Not to be mistaken for just another joint slinging quackers in a duck-loving town, this place is a serious contender for the title of Beijing's best duck. The modern dining room is bathed in the aroma of burning jujube wood, the menu offers some decent, innovative fare to round out the meal, and service is friendly and efficient.
Opened just across the street from Tower 1, in the NE corner of Central Park, "Peking Duck Private Kitchen" is a fantastic new addition to the dining scene, and a refreshing and DELICIOUS treat from the other more touristic Beijing Duck joints in town. "Private Kitchen" offered us one of the most delicious duck experiences we've had in China, and at one of the most reasonable prices.

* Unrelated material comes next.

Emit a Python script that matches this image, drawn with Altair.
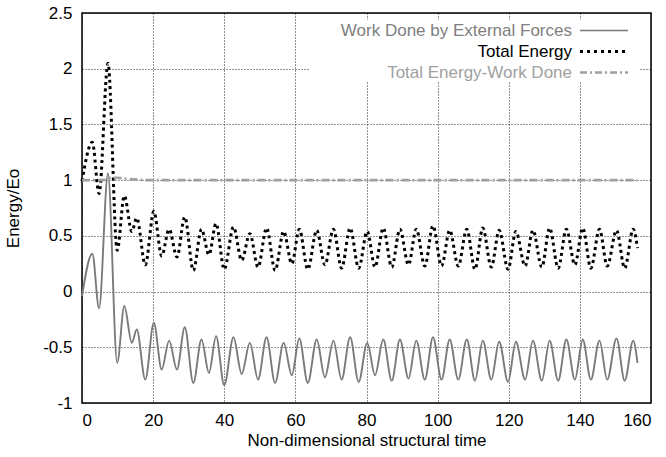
import altair as alt
import pandas as pd

# Times of the turning points (shared by both oscillating curves)
time = [0, 2.9, 4.8, 7.3, 9.9, 11.9, 14.0, 15.4, 17.8, 20.2, 22.4, 24.5, 26.7, 28.9,
        31.3, 33.6, 35.7, 37.7, 40.0, 42.6, 44.9, 47.2, 49.5, 51.9, 54.3, 56.7, 59.0,
        61.1, 63.5, 66.0, 68.3, 70.7, 73.0, 75.4, 77.8, 80.2, 82.4, 84.7, 87.1, 89.4,
        91.8, 94.0, 96.4, 98.7, 101.1, 103.4, 105.8, 108.2, 110.5, 112.7, 115.1, 117.3,
        119.8, 122.0, 124.6, 126.8, 129.3, 131.5, 133.9, 136.2, 138.6, 140.8, 143.1,
        145.5, 147.7, 150.3, 152.6, 155.0, 156.2]

work_done = [-0.04, 0.34, -0.15, 1.06, -0.64, -0.13, -0.46, -0.34, -0.79, -0.28, -0.70,
             -0.44, -0.70, -0.32, -0.82, -0.43, -0.73, -0.40, -0.84, -0.41, -0.74, -0.46,
             -0.79, -0.41, -0.82, -0.46, -0.75, -0.42, -0.82, -0.43, -0.77, -0.44, -0.79,
             -0.41, -0.81, -0.46, -0.75, -0.43, -0.80, -0.43, -0.78, -0.44, -0.79, -0.41,
             -0.79, -0.43, -0.79, -0.43, -0.80, -0.44, -0.79, -0.45, -0.81, -0.45, -0.79,
             -0.44, -0.80, -0.44, -0.80, -0.43, -0.79, -0.43, -0.79, -0.44, -0.79, -0.42,
             -0.80, -0.44, -0.64]

total_energy = [0.99, 1.34, 0.88, 2.05, 0.37, 0.86, 0.54, 0.66, 0.24, 0.72, 0.32, 0.56,
                0.31, 0.67, 0.19, 0.56, 0.33, 0.61, 0.20, 0.58, 0.28, 0.52, 0.22, 0.57,
                0.19, 0.54, 0.25, 0.56, 0.20, 0.55, 0.24, 0.56, 0.21, 0.57, 0.21, 0.54,
                0.22, 0.57, 0.22, 0.56, 0.24, 0.56, 0.23, 0.59, 0.23, 0.55, 0.23, 0.56,
                0.20, 0.57, 0.22, 0.55, 0.20, 0.54, 0.23, 0.55, 0.22, 0.57, 0.21, 0.56,
                0.24, 0.57, 0.21, 0.56, 0.23, 0.55, 0.21, 0.56, 0.39]

diff_time = [0, 6.0, 8.0, 10.0, 13.0, 20.0, 156.2]
diff_vals = [1.0, 1.0, 1.02, 1.02, 1.01, 1.0, 1.0]

x_ticks = [0, 20, 40, 60, 80, 100, 120, 140, 160]
y_ticks = [-1, -0.5, 0, 0.5, 1, 1.5, 2, 2.5]

labels = ["Work Done by External Forces", "Total Energy", "Total Energy-Work Done"]

FONT = "Liberation Sans"
W, H = 569, 390

curves = pd.DataFrame({"t": time, "work": work_done, "energy": total_energy})
diff = pd.DataFrame({"t": diff_time, "v": diff_vals})

xs = alt.Scale(domain=[0, 160], nice=False, zero=False)
ys = alt.Scale(domain=[-1, 2.5], nice=False, zero=False)

x_axis = alt.Axis(values=x_ticks, title="Non-dimensional structural time",
                  labelPadding=9, titleY=29, titleBaseline="top")
y_axis = alt.Axis(values=y_ticks, title="Energy/Eo", labelPadding=10,
                  labelExpr="'' + datum.value", titleX=-60, titleY=H / 2,
                  titleAngle=-90, titleBaseline="bottom", titleAlign="center")

work_line = alt.Chart(curves).mark_line(
    color="#7a7a7a", strokeWidth=1.9, interpolate="monotone"
).encode(
    x=alt.X("t:Q", scale=xs, axis=x_axis),
    y=alt.Y("work:Q", scale=ys, axis=y_axis),
)

energy_line = alt.Chart(curves).mark_line(
    color="black", strokeWidth=3, strokeDash=[3, 3.5], strokeCap="butt",
    interpolate="monotone"
).encode(
    x=alt.X("t:Q", scale=xs, axis=x_axis),
    y=alt.Y("energy:Q", scale=ys, axis=y_axis),
)

diff_line = alt.Chart(diff).mark_line(
    color="#a0a0a0", strokeWidth=2.8, strokeDash=[8, 3, 2, 3], interpolate="monotone"
).encode(
    x=alt.X("t:Q", scale=xs, axis=x_axis),
    y=alt.Y("v:Q", scale=ys, axis=y_axis),
)

one = pd.DataFrame({"k": [0]})

legend_bg = alt.Chart(one).mark_rect(color="white").encode(
    x=alt.value(228), x2=alt.value(558), y=alt.value(7), y2=alt.value(69)
)

row_y = [17.5, 38.5, 59.5]
label_colors = ["#808080", "black", "#a0a0a0"]
legend_layers = [legend_bg]
for lab, yy, col in zip(labels, row_y, label_colors):
    legend_layers.append(
        alt.Chart(one).mark_text(text=lab, align="right", baseline="middle",
                                 font=FONT, fontSize=17, color=col).encode(
            x=alt.value(490), y=alt.value(yy))
    )

legend_layers.append(alt.Chart(one).mark_rule(color="#7a7a7a", strokeWidth=1.6).encode(
    x=alt.value(498), x2=alt.value(546), y=alt.value(row_y[0])))
legend_layers.append(alt.Chart(one).mark_rule(color="black", strokeWidth=3,
                                               strokeDash=[3, 4], strokeCap="butt").encode(
    x=alt.value(498), x2=alt.value(546), y=alt.value(row_y[1])))
legend_layers.append(alt.Chart(one).mark_rule(color="#a0a0a0", strokeWidth=2.5,
                                               strokeDash=[7, 3, 2, 3]).encode(
    x=alt.value(498), x2=alt.value(546), y=alt.value(row_y[2])))

chart = alt.layer(work_line, energy_line, diff_line, *legend_layers).properties(
    width=W, height=H,
    autosize=alt.AutoSizeParams(type="none"),
    padding={"left": 82, "top": 13, "right": 15, "bottom": 54},
    background="white",
).configure_view(
    stroke="black", strokeWidth=1.5
).configure_axis(
    labelFont=FONT, labelFontSize=17, labelColor="black",
    titleFont=FONT, titleFontSize=17, titleColor="black", titleFontWeight="normal",
    grid=True, gridColor="black", gridDash=[1, 2], gridWidth=1, gridOpacity=0.85,
    ticks=False, domain=False,
)

chart.save("out.html", embed_options={"renderer": "svg", "actions": False})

On entering, you are immediately struck by the fresh scent of smoked wood from the oven where the ducks were roasting. The atmosphere of the one room restaurant is extremely cozy, with soft colored sofas scattered throughout most of the room, and bird-cage lamps and Chinese kites dangling from the ceiling. As for the food, besides duck, we tried the Kung Pao Chicken which came in a beautiful cornucopia, unfolding onto the plate. The Fried Veal in Pine Nuts was gently crispy on the outside, coated with a mixture of what seemed to be pine and sunflower and sesame, but perfectly tender on the inside, complemented with a spicy dipping sauce. We also tried the Marinated Cucumbers, Black and White Fungus, and a number of other delicious selections on the menu which we tried and really enjoyed.
Most importtantly, heading to the duck, we started with delicious brined duck livers, followed by the smoked duck itself. One perfectly smoked duck carved by who seems to (perhaps) be the chef/owner arrived sometime later in the meal. 99 yuan for a duck, plus 5 yuan per plate of seasonings (sauce, onion, melon, cucumber). And another small sum for what had to be a steamer of the most perfect pancakes I've had in Beijing with my duck. They stayed moist throughout the meal, despite being left open on the plate. The duck itself was perfect, delicious, and mouth-watering. Well worth the wait. And what I appreciated most was the fact the servers were there with a container of duck sauce, ready to refill our trays whenever we asked! The duck was crispy, and brilliantly smoked, and really just such a nice treat away from some of the more over-priced and over-touristic duck places in town. Bowls of duck broth were also included with the price of the duck. It was a great meal, excellent duck and other dishes, and someplace we have already been back to on several occasions.
For drinks, while I understand they are still waiting for the permits to serve other alcohol, they did have 3 types of beer on the menu, and maybe some wine options as well. All in all, we give this several thumbs up, recommend it to everyone for at least one meal to try, and you'll be hooked! (we've taken several friends there already, all of whom have returned several times). We hope CW takes an opportunity to visit, and highlight "Private Kitchen" with a photo and review in one of their next print editions. It certainly deserves consideration for the award of Best Beijing Duck when the annual voting begins!
The floor was being run by an incredibly helpful and eager young woman named Tina, who spoke English quite well, as did a number of others on the floor. It made for a very comfortable dining experience. Location: At the NE corner of Central Park Apartments, just to the left if facing the 7 Eleven that’s in Vantone Center across the street from CP. Bon Appétit!
While Peking Duck, Private Kitchen could be mistaken for just another joint slinging quackers in a duck-loving town, the aroma of burning jujube wood that perfumes the modern dining room portends a duck cooked to exacting standards. Though duck was the main attraction, the innovative menu offered several dishes that we couldn’t pass up. Mashed yams with blueberry sauce (¥20) proved an interesting starter and the owner-recommended Japanese eggplant with shrimp (¥48) was perfectly cooked. Our duck (¥99), carved on an ornate display table near the glass-enclosed kitchen, was presented on a heated rosewood box and paired with the traditional accoutrements (¥5/person) and a steamer of pancakes (¥10). The meat was succulent and the skin was exemplary—crispy, rich and free of white, sinewy fat. It was like eating savory candy. The accompanying millet and scallion duck soup was a refreshingly delicious alternative to the staid potage offered at other establishments. Friendly, efficient service, stellar food and value pricing makes Peking Duck, Private Kitchen a serious contender for the title of “best duck” in Beijing.